Our Lady of Mercy Catholic church on 4432 N. Troy St. in Albany Park has published "From Everywhere to Our Lady of Mercy Parish: 100 Years of Faith," a book of essays by members, some of whom had been with the parish for 50 years.

"It's very well done," new church pastor, the Rev. Nicholas Desmond, said about the book. Desmond's service started earlier this month.

"It's an entirely different way of doing church, a nice way of dealing with different points of view and everybody giving their reflections of how they contribute to the church," Desmond said.

In addition to personal narratives, the book includes historical essays that cite city census records, Archdiocese of Chicago records, obituaries published in newspapers and parish records.

The 172-page paperbound book costs $15, with proceeds going toward maintaining the church's sound system.

The book has Spanish and English versions, with a mission statement in Spanish, English and Filipino, personal essays by parishioners and a history of the parish.

It includes 20 picture plates of pioneer parishioners, uniformed students of the former Our Lady of Mercy School, the original 1911 structure and its stained glass windows, and the current building's restorations to the golden dome.

All essays are written by volunteer parish members first published in the church bulletin starting June 2010, as part of centennial celebrations.

The book shows how the church grew with its neighborhood, beginning with Russian immigrants in the early 1900s to one of the most diverse neighborhoods in the country.

Dr. Michael P. Cahill's essay, "Albany Park: A Parish's Neighborhood" outlines how OLM's membership always reflects the neighborhood's immigrant beginnings in 1911 to the present.

Cahill uses data from The Electronic Encyclopedia of Chicago and the Archdiocese of Chicago, ending with how OLM's former pastor the Rev. Joseph Tito was invited by the United States Conference of Catholic Bishops to speak about leading multicultural parishes in 2010.

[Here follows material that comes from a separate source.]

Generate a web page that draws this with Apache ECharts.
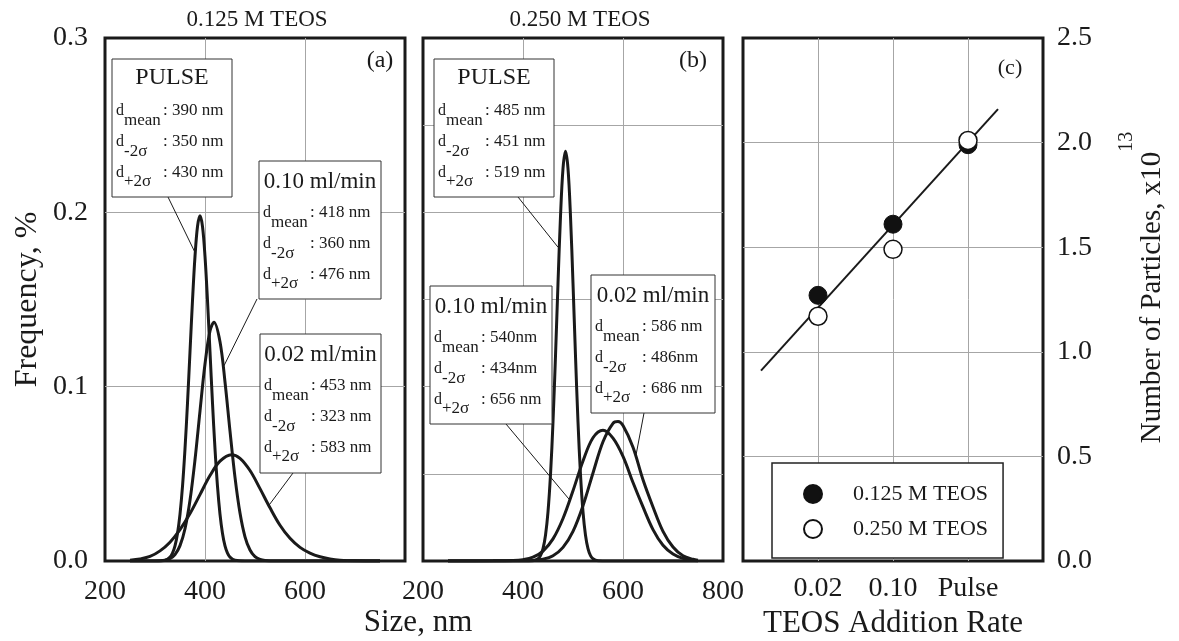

The essay, "Esther Traynor was the First Baptized at OLM" by Charles Jordan traces church records showing Traynor had been baptized in June 1911, but the first church structure had not been built until that December — reminding readers that a church can sometimes exist as a group of people without a physical edifice.

There are essays from students of Our Lady of Mercy School, which closed in 2003; memories from former pastors in civilian clothing about meeting members for the first time; essays about parishioners who fought in Germany during World War I in 1918; and lists of members who had become religious clergy as a result of growing up at OLM.

The Rev. Donald Headley's essay, "So, Where Do We Go From Here?" reminds readers that while OLM has made it to 100 years and is impressively represented by 60 nations and 46 languages, it is still a church in motion.

"We recognize the fact that our spirituality must be measured by our solidarity with all of humanity, not by our separation. ... As a Church, we are never there; we are only on the way," Headley wrote.

OLM's centennial celebrations continue with activities started in 2011, such as an oral history project, also put together by volunteer parishioners.